It started out innocently. We were catching up on our TiVo of Penn & Teller’s Fool Us. We enjoy that show and are happy to hear they have been signed for a second season with the CW here in the US. The show makes us smile and as our little reward back to the producers, writers, directors and stars of the show, we do not fast forward through the advertisements. We are gracious in that way.
Like most viewers of the show, we take delight not only in seeing great magic but the interesting way Penn attempts to describe what he and Teller believe was the secret at work. They use vague code words and make reference to great magicians from history to convey the message that they know the know-how. There is no exposure but for those of us in on the craft, we know whether a magician has been foiled in his or her attempt to fool Penn & Teller.
Joshua Jay is a great magician. We feel like we have watched him grow over the years; likely because we have. He began performing in utero and has ascended the lofty limbs of the magic forest with aplomb. (Sorry for the last sentence. We farm out parts of our articles to off-shore content creator mills and they a great at maximizing word count – that’s how they’re paid – but struggle with metaphors in our language).
Mr. Jay performed an effect that blew us – and Penn & Teller – away. We could describe the effect in great detail but won’t because that is evidence of our hypocrisy. Our father always said, “there’s no sin in beating yourself up, but always know your safe word.” We’re not sure he intended that sage advice for revealing one’s foibles on the internet but it fits and thus we happily appropriate it for our writing herein. (Another off-shore sentence beginning at the word “that”).
You can check out a YouTube clip of his performance here.
Penn & Teller were fooled by the trick. After all, how could anyone have a spectator think of a card and then produce the card as the only printed one in an otherwise blank deck. Penn & Teller offered their solution but Mr. Jay denied what we assumed had to be the secret. Granted, we did not see him perform the sleight but figured there could be no other explanation. We, and Penn & Teller, took him at his word. If he said he did not use the sleight, he did not.
That left us to engage in behavior that we find contemptible and boorish.
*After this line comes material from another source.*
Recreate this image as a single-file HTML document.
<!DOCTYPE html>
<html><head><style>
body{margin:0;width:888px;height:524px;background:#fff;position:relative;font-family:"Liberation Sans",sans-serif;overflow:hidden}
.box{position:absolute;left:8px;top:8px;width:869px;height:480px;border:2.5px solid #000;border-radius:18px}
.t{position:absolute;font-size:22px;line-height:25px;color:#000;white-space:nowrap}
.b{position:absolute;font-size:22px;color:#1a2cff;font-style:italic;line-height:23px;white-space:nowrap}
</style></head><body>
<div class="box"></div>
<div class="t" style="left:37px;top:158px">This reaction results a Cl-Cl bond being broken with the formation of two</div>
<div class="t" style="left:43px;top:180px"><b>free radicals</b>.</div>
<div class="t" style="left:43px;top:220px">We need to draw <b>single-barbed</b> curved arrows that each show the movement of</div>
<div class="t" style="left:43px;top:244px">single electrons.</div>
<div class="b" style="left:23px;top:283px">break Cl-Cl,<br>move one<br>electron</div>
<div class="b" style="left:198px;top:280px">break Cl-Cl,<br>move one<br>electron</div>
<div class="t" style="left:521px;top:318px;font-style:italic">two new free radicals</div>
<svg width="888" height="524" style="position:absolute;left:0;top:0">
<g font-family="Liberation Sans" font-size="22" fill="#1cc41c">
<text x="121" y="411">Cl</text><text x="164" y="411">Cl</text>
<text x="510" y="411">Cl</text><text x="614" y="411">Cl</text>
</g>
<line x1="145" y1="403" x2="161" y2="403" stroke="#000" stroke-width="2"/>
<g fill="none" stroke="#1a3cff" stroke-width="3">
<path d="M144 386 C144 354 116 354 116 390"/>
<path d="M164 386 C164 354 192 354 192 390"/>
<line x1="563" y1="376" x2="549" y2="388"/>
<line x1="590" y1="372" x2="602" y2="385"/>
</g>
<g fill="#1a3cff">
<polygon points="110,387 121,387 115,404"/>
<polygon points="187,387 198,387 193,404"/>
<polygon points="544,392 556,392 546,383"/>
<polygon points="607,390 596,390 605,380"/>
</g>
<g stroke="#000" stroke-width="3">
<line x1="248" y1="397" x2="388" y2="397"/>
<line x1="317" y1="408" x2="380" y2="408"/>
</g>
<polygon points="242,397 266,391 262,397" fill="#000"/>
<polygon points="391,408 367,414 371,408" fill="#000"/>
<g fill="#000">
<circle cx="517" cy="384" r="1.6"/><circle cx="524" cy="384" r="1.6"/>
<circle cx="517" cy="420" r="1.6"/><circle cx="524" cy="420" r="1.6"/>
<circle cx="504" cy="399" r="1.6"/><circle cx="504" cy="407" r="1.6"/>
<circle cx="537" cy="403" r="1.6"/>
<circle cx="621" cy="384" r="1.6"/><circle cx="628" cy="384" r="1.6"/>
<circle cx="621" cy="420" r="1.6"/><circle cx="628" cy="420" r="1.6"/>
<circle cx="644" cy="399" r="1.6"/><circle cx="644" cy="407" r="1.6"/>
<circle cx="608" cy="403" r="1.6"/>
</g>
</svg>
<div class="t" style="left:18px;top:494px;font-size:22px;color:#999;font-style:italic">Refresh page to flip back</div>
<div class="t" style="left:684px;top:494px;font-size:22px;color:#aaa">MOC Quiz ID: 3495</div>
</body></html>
We replayed the video of his routine more than two or three times.
We live alone here in West Hollywood while we await our family’s move to California. We have fully paid-up subscriptions to the prominent magic magazines, surf the web for news and tricks, sometimes go for walks along Santa Monica Boulevard and visit The Magic Castle. Those activities can be accomplished in a few hours each and so that leaves us with roughly 14 hours times 7 days a week times 30 or 31 days each month to sit, stand or lie down while eating or sleeping.
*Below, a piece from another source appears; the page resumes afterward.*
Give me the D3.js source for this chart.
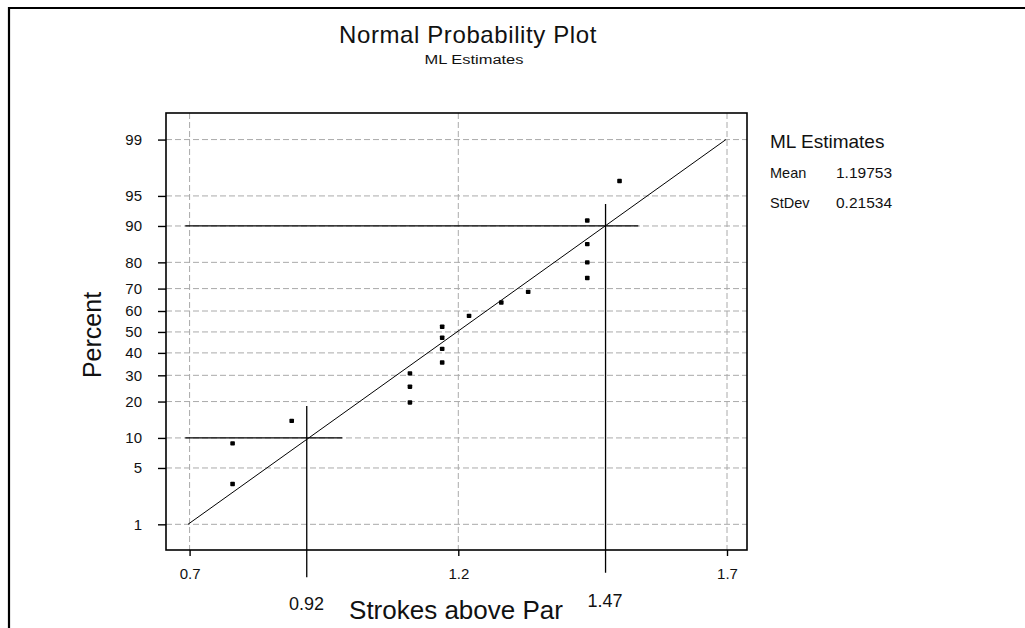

We watched the video incessantly for a solid 24 hour period. We used the slow motion button to analyze every move, every nuance of Mr. Jay’s performance. We were frustrated by some of the camera angles and cuts but those were not Mr. Jay’s doing.
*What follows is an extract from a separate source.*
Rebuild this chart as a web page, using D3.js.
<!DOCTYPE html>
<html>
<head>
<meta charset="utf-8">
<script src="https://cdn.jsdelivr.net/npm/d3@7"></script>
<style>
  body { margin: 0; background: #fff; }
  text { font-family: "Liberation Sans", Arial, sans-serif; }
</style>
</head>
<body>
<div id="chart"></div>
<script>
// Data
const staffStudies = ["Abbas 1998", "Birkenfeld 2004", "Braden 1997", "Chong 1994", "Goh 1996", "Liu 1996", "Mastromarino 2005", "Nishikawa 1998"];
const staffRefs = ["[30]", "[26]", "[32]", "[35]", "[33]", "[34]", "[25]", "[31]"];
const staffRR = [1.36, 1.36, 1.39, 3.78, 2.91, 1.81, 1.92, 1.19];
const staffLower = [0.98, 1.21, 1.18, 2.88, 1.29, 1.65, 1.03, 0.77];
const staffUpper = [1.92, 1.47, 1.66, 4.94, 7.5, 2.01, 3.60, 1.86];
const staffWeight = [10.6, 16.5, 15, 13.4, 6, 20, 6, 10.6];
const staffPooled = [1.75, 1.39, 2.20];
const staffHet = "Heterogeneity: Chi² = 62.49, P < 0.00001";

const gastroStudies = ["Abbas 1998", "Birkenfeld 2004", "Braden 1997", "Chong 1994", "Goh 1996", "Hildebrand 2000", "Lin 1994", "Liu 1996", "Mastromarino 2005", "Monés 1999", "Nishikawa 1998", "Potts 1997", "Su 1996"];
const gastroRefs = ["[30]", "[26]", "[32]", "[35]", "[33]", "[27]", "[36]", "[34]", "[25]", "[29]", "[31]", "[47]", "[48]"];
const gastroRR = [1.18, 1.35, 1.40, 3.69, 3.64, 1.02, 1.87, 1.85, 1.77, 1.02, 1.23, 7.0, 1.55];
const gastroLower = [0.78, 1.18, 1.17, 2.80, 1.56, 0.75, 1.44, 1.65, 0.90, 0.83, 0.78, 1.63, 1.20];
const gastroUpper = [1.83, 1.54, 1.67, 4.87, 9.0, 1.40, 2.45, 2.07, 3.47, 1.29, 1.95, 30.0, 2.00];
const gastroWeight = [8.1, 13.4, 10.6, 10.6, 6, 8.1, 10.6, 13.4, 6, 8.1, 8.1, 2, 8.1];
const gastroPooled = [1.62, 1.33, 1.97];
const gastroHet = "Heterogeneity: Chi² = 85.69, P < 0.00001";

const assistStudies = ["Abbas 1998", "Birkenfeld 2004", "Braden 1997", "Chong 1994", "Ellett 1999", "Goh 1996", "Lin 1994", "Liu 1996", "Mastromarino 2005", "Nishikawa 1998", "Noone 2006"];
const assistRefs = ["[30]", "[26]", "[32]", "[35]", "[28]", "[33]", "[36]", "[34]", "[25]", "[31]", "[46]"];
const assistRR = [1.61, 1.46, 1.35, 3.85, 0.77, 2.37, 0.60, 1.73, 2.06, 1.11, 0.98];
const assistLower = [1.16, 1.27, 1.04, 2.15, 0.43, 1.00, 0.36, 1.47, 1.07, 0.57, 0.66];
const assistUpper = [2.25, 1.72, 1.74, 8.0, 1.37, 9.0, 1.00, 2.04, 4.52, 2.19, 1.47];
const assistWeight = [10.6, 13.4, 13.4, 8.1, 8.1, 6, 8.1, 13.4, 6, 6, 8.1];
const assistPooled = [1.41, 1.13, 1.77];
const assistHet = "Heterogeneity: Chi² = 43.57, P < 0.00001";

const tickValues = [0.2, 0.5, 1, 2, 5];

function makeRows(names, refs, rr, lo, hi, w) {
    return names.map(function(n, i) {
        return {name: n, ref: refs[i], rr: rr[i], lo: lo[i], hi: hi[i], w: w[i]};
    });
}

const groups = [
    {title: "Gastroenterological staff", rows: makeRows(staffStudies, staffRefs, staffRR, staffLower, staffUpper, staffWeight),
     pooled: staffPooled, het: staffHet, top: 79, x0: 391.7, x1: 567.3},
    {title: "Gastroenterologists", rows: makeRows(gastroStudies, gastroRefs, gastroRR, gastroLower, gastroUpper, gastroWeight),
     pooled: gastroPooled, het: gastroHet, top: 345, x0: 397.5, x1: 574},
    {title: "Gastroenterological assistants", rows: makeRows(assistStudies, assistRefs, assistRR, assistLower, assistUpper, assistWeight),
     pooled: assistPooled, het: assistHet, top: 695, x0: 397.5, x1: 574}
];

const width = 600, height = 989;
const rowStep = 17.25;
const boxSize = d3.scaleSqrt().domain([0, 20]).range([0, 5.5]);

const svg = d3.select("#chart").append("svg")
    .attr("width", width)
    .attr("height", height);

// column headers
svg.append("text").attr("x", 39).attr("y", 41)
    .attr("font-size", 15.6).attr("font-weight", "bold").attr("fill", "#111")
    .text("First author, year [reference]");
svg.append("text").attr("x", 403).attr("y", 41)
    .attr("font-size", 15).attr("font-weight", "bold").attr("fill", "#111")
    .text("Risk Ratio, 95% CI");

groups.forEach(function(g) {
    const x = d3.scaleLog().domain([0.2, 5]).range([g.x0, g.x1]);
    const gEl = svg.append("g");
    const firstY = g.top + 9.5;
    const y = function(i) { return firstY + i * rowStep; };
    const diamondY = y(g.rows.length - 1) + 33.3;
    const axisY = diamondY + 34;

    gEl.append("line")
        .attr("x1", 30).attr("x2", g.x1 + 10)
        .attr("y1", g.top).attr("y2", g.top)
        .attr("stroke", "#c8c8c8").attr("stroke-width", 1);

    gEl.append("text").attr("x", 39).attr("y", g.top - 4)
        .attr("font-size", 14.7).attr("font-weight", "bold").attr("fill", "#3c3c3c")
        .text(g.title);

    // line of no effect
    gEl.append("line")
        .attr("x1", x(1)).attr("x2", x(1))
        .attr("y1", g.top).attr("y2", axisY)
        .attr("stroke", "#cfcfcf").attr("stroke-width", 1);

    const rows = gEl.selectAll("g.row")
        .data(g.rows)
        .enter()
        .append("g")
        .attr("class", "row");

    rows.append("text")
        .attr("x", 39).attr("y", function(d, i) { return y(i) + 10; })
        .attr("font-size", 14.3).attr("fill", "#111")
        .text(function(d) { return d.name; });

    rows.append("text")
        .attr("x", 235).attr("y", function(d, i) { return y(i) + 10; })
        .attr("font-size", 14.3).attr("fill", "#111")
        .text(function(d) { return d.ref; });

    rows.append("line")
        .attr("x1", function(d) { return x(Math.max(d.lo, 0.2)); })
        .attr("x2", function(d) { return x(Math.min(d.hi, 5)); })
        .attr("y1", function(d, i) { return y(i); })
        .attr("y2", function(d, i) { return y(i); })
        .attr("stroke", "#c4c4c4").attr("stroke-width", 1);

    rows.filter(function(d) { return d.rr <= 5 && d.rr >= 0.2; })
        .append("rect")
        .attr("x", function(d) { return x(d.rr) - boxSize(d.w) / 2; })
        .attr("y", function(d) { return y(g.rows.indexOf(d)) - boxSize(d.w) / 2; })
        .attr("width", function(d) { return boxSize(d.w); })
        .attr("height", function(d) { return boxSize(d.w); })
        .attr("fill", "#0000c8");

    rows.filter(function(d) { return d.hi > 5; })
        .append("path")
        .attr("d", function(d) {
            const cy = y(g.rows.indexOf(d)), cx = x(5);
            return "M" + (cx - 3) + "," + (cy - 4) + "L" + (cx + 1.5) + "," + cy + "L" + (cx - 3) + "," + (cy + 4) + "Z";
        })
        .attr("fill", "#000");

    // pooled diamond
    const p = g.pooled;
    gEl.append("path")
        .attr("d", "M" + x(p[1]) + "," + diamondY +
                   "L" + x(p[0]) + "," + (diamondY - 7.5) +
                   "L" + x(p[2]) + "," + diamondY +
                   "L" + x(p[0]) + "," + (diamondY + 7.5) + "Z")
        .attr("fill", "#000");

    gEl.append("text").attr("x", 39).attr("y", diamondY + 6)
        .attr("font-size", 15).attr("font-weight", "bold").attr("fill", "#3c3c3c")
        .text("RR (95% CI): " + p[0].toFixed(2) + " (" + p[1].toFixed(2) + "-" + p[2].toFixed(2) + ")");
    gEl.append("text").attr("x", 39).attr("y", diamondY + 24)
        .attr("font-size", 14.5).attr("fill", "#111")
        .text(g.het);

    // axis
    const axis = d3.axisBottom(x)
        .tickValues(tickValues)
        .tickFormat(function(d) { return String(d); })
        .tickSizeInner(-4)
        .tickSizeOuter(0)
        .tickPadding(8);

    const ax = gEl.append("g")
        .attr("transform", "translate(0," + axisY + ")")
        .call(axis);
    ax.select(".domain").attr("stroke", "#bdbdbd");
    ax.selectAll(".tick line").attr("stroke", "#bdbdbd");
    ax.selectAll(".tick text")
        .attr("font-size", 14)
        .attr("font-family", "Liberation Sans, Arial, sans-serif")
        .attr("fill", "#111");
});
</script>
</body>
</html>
The proof of a bad motive is often the corrupt results, said the inventor of the modern day Capri Pants. Once again, lessons from the world of fashion instructs the world of professional magic. (Other examples include the cape, pockets and the classic pop-up tie).
Precisely one day after beginning our analysis of the Jay Tape, we came to the conclusion that Mr. Jay did not perform the accused sleight. We also concluded he must have accomplished the miracle by some other method. We have no idea how he performed the effect. We love that feeling.
Yes, we are embarrassed to say we used our access to modern technology to discern the secret but we failed. It was a wonderful lesson learned. The feeling of being truly amazed was the reason we got into magic. The attempt to figure out the trick only diminished that sense of wonder. Congratulations to Mr. Jay for fooling Penn & Teller and us so completely. It was fantastic.